What is a deepfake? I asked Cam Wilson, Crikey’s tech reporter and editor of tech newsletter, The Sizzle.
“Deepfake is AI-generated fake content, [usually] non-consensual explicit images and videos,” he explains.
Apparently, it arrived in the mid-to-late 2010s. “But it’s been brought into the mainstream … from people making sexual images of celebrities.”
For a while, says Wilson, “it mostly meant to put someone’s face on someone else’s body, but now the term (and the practice) includes completely new generated AI content.”
Wilson says that there are laws which criminalise creation of deepfakes – but also innovation on the horizon. Which brings me to the CSIRO.

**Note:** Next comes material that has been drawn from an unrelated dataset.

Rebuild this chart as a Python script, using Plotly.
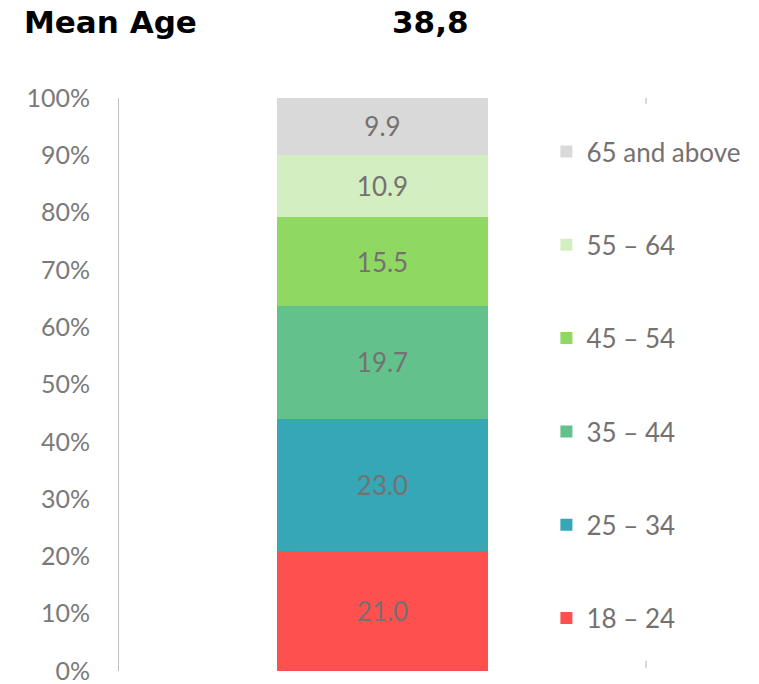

The absolutely brilliant scientists at the CSIRO have brought Australians a truckload of goodies. The most famous invention? That’d be wifi without which most of us couldn’t exist. At least I couldn’t.
Now the CSIRO’s team is on the verge of an extraordinary breakthrough, developing an algorithm that can block images from being used to create deepfakes.
Sounds complicated but amazing – and god knows if I’ve got this very technical explanation right, but the algorithm can change the pixels on an image and make it unrecognisable for AI.
Oh my god, can they do that for art and journalism and books, too? How good! Thieves and monsters foiled at the start.
Now, about CSIRO. A new CEO, Doug Hilton, was appointed in late 2023. He announced 500 jobs would go in key support services. They’ve all gone.
Now there are fears CSIRO may cut another 400 research positions in this financial year.
CSIRO staff association secretary Susan Tonks says the breakthrough on deepfakes is enormously exciting.
“Everyone’s talking about safer spaces,” she says. Meanwhile, there are concerns that Hilton may preside over job cuts in this area. The team responsible for the new research, Data 61, could be at risk, says Tonks.
“We can’t retain bright new talent at this rate,” she says.
So you only cut jobs if you’ve got no money. And essential organisations like the CSIRO should be funded to the hilt. This particular discovery could protect the lives of so many. Think that’s an exaggeration? Read this and freak out.
Earlier this year, the Australian Institute of Criminology published a report which explained that AI technologies are increasingly playing a role in the creation of child sexual abuse material, including “deepfakes, ‘nudifying’ pictures of clothed children, and manipulating images or videos to depict known or unknown children in sexually abusive scenarios”.
It also says “offenders are using AI to alter photos from victims’ social media and other online posts and using these altered images to sexually extort the victims”.
So, I am a bit puzzled about the government’s priorities. I thought a Labor government would back the science, back the research, recognise that whatever it puts in, Australia gets back in spades.
Now the government is treating the CSIRO the way it is treating universities. Not a good sign for a country that needs a bright future.